When companies deploy AI across thousands of employees, the expenses add up rapidly. Each AI request consumes server computing power, electricity, and licensing fees. A company with five thousand workers using AI daily generates enormous monthly bills. Amazon alone has thousands of employees using various AI assistants. When multiplied across all employees and all requests, the monthly costs exceed what many finance departments can justify. This is why the restrictions are now appearing across the technology sector.

The shift reveals a fundamental gap between AI enthusiasm and operational reality. For the past two years, corporate leaders promoted AI adoption as a path to worker productivity and reduced costs. Employees were encouraged to use AI for writing emails, debugging code, analyzing data, and generating reports. Early pilots showed promising results. But pilots involve limited users over short timeframes. Full-scale deployment is completely different.

When AI tools moved from pilot projects to company-wide systems, costs became visible and difficult to ignore.
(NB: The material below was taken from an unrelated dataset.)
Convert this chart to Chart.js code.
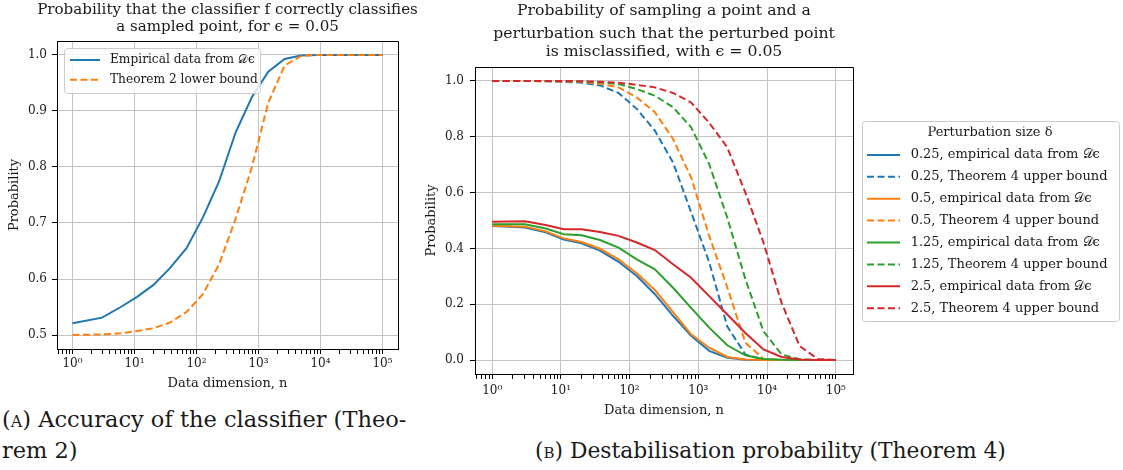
<!DOCTYPE html>
<html><head><meta charset="utf-8">
<script src="https://cdn.jsdelivr.net/npm/chart.js@4.4.1/dist/chart.umd.min.js"></script>
<style>
html,body{margin:0;padding:0;background:#fff;width:1123px;height:470px;overflow:hidden;position:relative;}
#ca{position:absolute;left:0;top:0;}
#cb{position:absolute;left:420px;top:0;}
.cap{position:absolute;font-family:"DejaVu Serif",serif;color:#1a1a1a;white-space:nowrap;line-height:31px;}
</style></head><body>
<canvas id="ca" width="470" height="400"></canvas>
<canvas id="cb" width="703" height="430"></canvas>
<div class="cap" style="left:2px;top:404px;font-size:22.5px">(<span style="font-variant:small-caps">a</span>) Accuracy of the classifier (Theo-<br>rem 2)</div>
<div class="cap" style="left:535px;top:435px;font-size:21.8px">(<span style="font-variant:small-caps">b</span>) Destabilisation probability (Theorem 4)</div>
<script>
// ---------- data ----------
const nValues = [1,3,6,11,20,37,69,127,233,428,784,1438,2636,4832,8858,16237,29763,54555,100000];

const accEmpirical = [0.521,0.531,0.550,0.568,0.589,0.619,0.655,0.710,0.775,0.862,0.925,0.970,0.993,0.999,1,1,1,1,1];
const accBound     = [0.500,0.501,0.503,0.507,0.512,0.522,0.541,0.573,0.627,0.708,0.800,0.915,0.981,0.998,1,1,1,1,1];

const emp025 = [0.480,0.475,0.458,0.432,0.418,0.392,0.352,0.301,0.236,0.158,0.087,0.033,0.008,0.001,0,0,0,0,0];
const bnd025 = [1.000,1.000,0.999,0.997,0.994,0.984,0.957,0.900,0.822,0.708,0.530,0.350,0.120,0.020,0.002,0,0,0,0];
const emp05  = [0.481,0.478,0.461,0.436,0.423,0.399,0.361,0.311,0.251,0.172,0.092,0.044,0.011,0.002,0,0,0,0,0];
const bnd05  = [1.000,1.000,0.999,0.998,0.996,0.990,0.977,0.941,0.888,0.792,0.654,0.445,0.260,0.062,0.004,0,0,0,0];
const emp125 = [0.4865,0.4865,0.471,0.451,0.447,0.430,0.403,0.361,0.325,0.259,0.187,0.116,0.053,0.017,0.004,0.001,0,0,0];
const bnd125 = [1.000,1.000,1.000,0.999,0.998,0.995,0.989,0.971,0.947,0.906,0.834,0.702,0.510,0.290,0.103,0.020,0.003,0,0];
const emp25  = [0.4955,0.497,0.484,0.469,0.469,0.459,0.445,0.421,0.394,0.343,0.295,0.229,0.163,0.097,0.038,0.011,0.002,0,0];
const bnd25  = [1.000,1.000,1.000,1.000,0.999,0.997,0.994,0.986,0.977,0.957,0.923,0.850,0.762,0.600,0.421,0.205,0.050,0.004,0];

const decadeValues = [1,10,100,1000,10000,100000];
const decadeLabels = ['10⁰','10¹','10²','10³','10⁴','10⁵'];
const yTicksA = [0.5,0.6,0.7,0.8,0.9,1.0];
const yTicksB = [0.0,0.2,0.4,0.6,0.8,1.0];

const titleA = ['Probability that the classifier f correctly classifies','a sampled point, for ϵ = 0.05'];
const titleB1 = 'Probability of sampling a point and a';
const titleB2 = ['perturbation such that the perturbed point','is misclassified, with ϵ = 0.05'];
const xTitle = 'Data dimension, n';
const yTitle = 'Probability';
const legendTitleB = 'Perturbation size δ';

// ---------- styling ----------
const FAM = '"DejaVu Serif", "DejaVu Sans", serif';
const TEXT = '#1a1a1a';
const GRID = '#c4c4c4';
const BLUE='#1f77b4', ORANGE='#ff7f0e', GREEN='#2ca02c', RED='#d62728';
const DASH=[7,3.5];
const XMIN = Math.pow(10,-0.25), XMAX = Math.pow(10,5.25);

function xTickList(min,max){
  const list=[];
  for(let e=-1;e<=5;e++){
    for(let m=1;m<=9;m++){
      const v=m*Math.pow(10,e);
      if(v>=min && v<=max){
        list.push({value:v, major:m===1, label: m===1 ? decadeLabels[decadeValues.indexOf(Math.pow(10,e))] : ''});
      }
    }
  }
  return list;
}

function xScale(labelPad, titlePad, height){
  const list = xTickList(XMIN,XMAX);
  return {
    type:'logarithmic', min:XMIN, max:XMAX, bounds:'data',
    afterBuildTicks: s => { s.ticks = list.map(t=>({value:t.value})); },
    ticks:{autoSkip:false, maxRotation:0, minRotation:0, padding:labelPad, color:TEXT,
      font:{family:FAM,size:12,weight:'normal'},
      callback:(v,i)=> list[i] ? list[i].label : ''},
    grid:{color:c => (list[c.index] && list[c.index].major) ? GRID : 'rgba(0,0,0,0)',
      lineWidth:1, tickLength:5, tickColor:'#000', tickWidth:1, drawTicks:true},
    border:{display:true,color:'#000',width:1},
    title:{display:true,text:xTitle,color:TEXT,font:{family:FAM,size:13,weight:'normal',lineHeight:1.2},padding:{top:0,bottom:titlePad}},
    afterFit: s => { s.height = height; }
  };
}
function yScale(min,max,ticksArr,labelPad,titlePad,width){
  return {
    type:'linear', min, max, bounds:'data',
    afterBuildTicks: s => { s.ticks = ticksArr.map(v=>({value:v})); },
    ticks:{autoSkip:false, padding:labelPad, color:TEXT, font:{family:FAM,size:12,weight:'normal'},
      callback:v=>Number(v).toFixed(1)},
    grid:{color:GRID,lineWidth:1,tickLength:5,tickColor:'#000',drawTicks:true},
    border:{display:true,color:'#000',width:1},
    title:{display:true,text:yTitle,color:TEXT,font:{family:FAM,size:13,weight:'normal',lineHeight:1.2},padding:{top:titlePad,bottom:0}},
    afterFit: s => { s.width = width; }
  };
}
// invisible right-hand spacer so that a full-width title is centred on the plot
function spacer(width){
  return {type:'linear', position:'right', display:true, min:0, max:1,
    grid:{display:false, drawTicks:false}, border:{display:false}, ticks:{display:false},
    afterFit: s => { s.width = width; }};
}
function series(label, vals, color, dashed, order){
  return {label, data:nValues.map((n,i)=>({x:n,y:vals[i]})), borderColor:color, backgroundColor:color,
    borderWidth:2, borderDash: dashed ? DASH : [], pointRadius:0, pointHoverRadius:0, tension:0, fill:false, order,
    yAxisID:'y'};
}
function genLabels(chart){
  return chart.data.datasets.map((ds,i)=>({
    text:' '+ds.label, fillStyle:ds.borderColor, strokeStyle:ds.borderColor, lineWidth:2,
    lineDash: ds.borderDash||[], lineCap:'butt', pointStyle:'line', hidden:false, datasetIndex:i, fontColor:TEXT
  }));
}
function al(v){ return Math.round(v-0.5)+0.5; }
function roundRect(ctx,x,y,w,h,r){
  ctx.beginPath();ctx.moveTo(x+r,y);ctx.arcTo(x+w,y,x+w,y+h,r);ctx.arcTo(x+w,y+h,x,y+h,r);
  ctx.arcTo(x,y+h,x,y,r);ctx.arcTo(x,y,x+w,y,r);ctx.closePath();
}
function mplPlugin(cfg){
  return {
    id:'mpl',
    afterInit(chart){
      const lg = chart.legend;
      if(!lg) return;
      lg._layers = () => [{z:10, draw:(area)=>{
        const ctx = chart.ctx, f = cfg.frame;
        ctx.save();
        roundRect(ctx, f.x+0.5, f.y+0.5, f.w, f.h, 3);
        ctx.fillStyle='rgba(255,255,255,0.8)'; ctx.fill();
        ctx.strokeStyle='#cccccc'; ctx.lineWidth=1; ctx.stroke();
        ctx.restore();
        lg.draw(area);
      }}];
    },
    afterLayout(chart){
      const lg = chart.legend;
      lg.left = cfg.left; lg.top = cfg.top; lg.width = cfg.width; lg.height = 400;
      lg.right = lg.left + lg.width; lg.bottom = lg.top + lg.height;
    },
    afterDatasetsDraw(chart){
      const a = chart.chartArea, ctx = chart.ctx;
      ctx.save(); ctx.strokeStyle='#000'; ctx.lineWidth=1;
      const x0=al(a.left), x1=al(a.right), y0=al(a.top), y1=al(a.bottom);
      ctx.beginPath(); ctx.moveTo(x0,y0); ctx.lineTo(x1,y0); ctx.lineTo(x1,y1); ctx.lineTo(x0,y1); ctx.closePath(); ctx.stroke();
      ctx.restore();
    }
  };
}

Chart.defaults.font.family = FAM;
Chart.defaults.color = TEXT;

// ---------- chart A ----------
new Chart(document.getElementById('ca'), {
  type:'line',
  data:{datasets:[
    series('Empirical data from 𝒟ϵ', accEmpirical, BLUE, false, 1),
    series('Theorem 2 lower bound', accBound, ORANGE, true, 0)
  ]},
  options:{
    responsive:false, animation:false, events:[],
    layout:{padding:{left:0,right:15,top:0,bottom:9}},
    scales:{ x:xScale(3,0,42), y:yScale(0.475,1.025,yTicksA,5,7.2,57), ySpacer:spacer(57) },
    plugins:{
      title:{display:true, fullSize:true, text:titleA, color:TEXT,
        font:{family:FAM,size:15.1,weight:'normal',lineHeight:17/15.1}, padding:{top:1.5,bottom:5.5}},
      legend:{display:true, position:'chartArea', align:'start',
        labels:{usePointStyle:true, pointStyleWidth:30, padding:7.5, color:TEXT,
          font:{family:FAM,size:12.2,weight:'normal'}, generateLabels:genLabels}},
      tooltip:{enabled:false}
    }
  },
  plugins:[mplPlugin({left:62.5, top:46.4, width:200, frame:{x:64,y:48,w:196,h:45}})]
});

// ---------- chart B ----------
new Chart(document.getElementById('cb'), {
  type:'line',
  data:{datasets:[
    series('0.25, empirical data from 𝒟ϵ', emp025, BLUE, false, 7),
    series('0.25, Theorem 4 upper bound', bnd025, BLUE, true, 6),
    series('0.5, empirical data from 𝒟ϵ', emp05, ORANGE, false, 5),
    series('0.5, Theorem 4 upper bound', bnd05, ORANGE, true, 4),
    series('1.25, empirical data from 𝒟ϵ', emp125, GREEN, false, 3),
    series('1.25, Theorem 4 upper bound', bnd125, GREEN, true, 2),
    series('2.5, empirical data from 𝒟ϵ', emp25, RED, false, 1),
    series('2.5, Theorem 4 upper bound', bnd25, RED, true, 0)
  ]},
  options:{
    responsive:false, animation:false, events:[],
    layout:{padding:{left:0,right:270,top:0,bottom:12}},
    scales:{ x:xScale(5,0,44), y:yScale(-0.05,1.05,yTicksB,6,3.6,55) },
    plugins:{
      title:{display:true, fullSize:false, text:titleB1, color:TEXT,
        font:{family:FAM,size:15.7,weight:'normal',lineHeight:18/15.7}, padding:{top:2,bottom:5}},
      subtitle:{display:true, fullSize:false, text:titleB2, color:TEXT,
        font:{family:FAM,size:15.7,weight:'normal',lineHeight:18/15.7}, padding:{top:0,bottom:6}},
      legend:{display:true, position:'chartArea', align:'start',
        title:{display:true, text:legendTitleB, color:TEXT, font:{family:FAM,size:13,weight:'normal',lineHeight:1}, padding:{top:0,bottom:0}},
        labels:{usePointStyle:true, pointStyleWidth:33, padding:8.9, color:TEXT,
          font:{family:FAM,size:13,weight:'normal'}, generateLabels:genLabels}},
      tooltip:{enabled:false}
    }
  },
  plugins:[mplPlugin({left:438.1, top:126.5, width:263.8, frame:{x:442,y:121,w:257,h:200}})]
});
</script>
</body></html>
A single AI query might cost fractions of a cent, but thousands of queries across an entire company add up to thousands of dollars monthly. Some companies are now spending more on AI infrastructure than they initially budgeted for the entire year. This has forced difficult choices: restrict access, pay the rising costs, or negotiate better rates with AI providers.

For workers, these restrictions carry real consequences. Employees who relied on AI assistance for routine tasks now face slower responses, fewer capabilities, or the need to request permission before using the tools. Productivity gains that seemed certain six months ago are now uncertain. Some teams are reverting to older, non-AI workflows simply because access has become restricted.

The bigger picture shows that corporate AI adoption is entering a maturation phase. The excitement and experimentation of early 2023 and 2024 are giving way to cost management and strategic prioritization. Companies must now decide which uses of AI deliver genuine value and which are simply consuming resources. This discipline was inevitable, but the speed at which restrictions are appearing suggests that cost pressures are more severe than publicly acknowledged.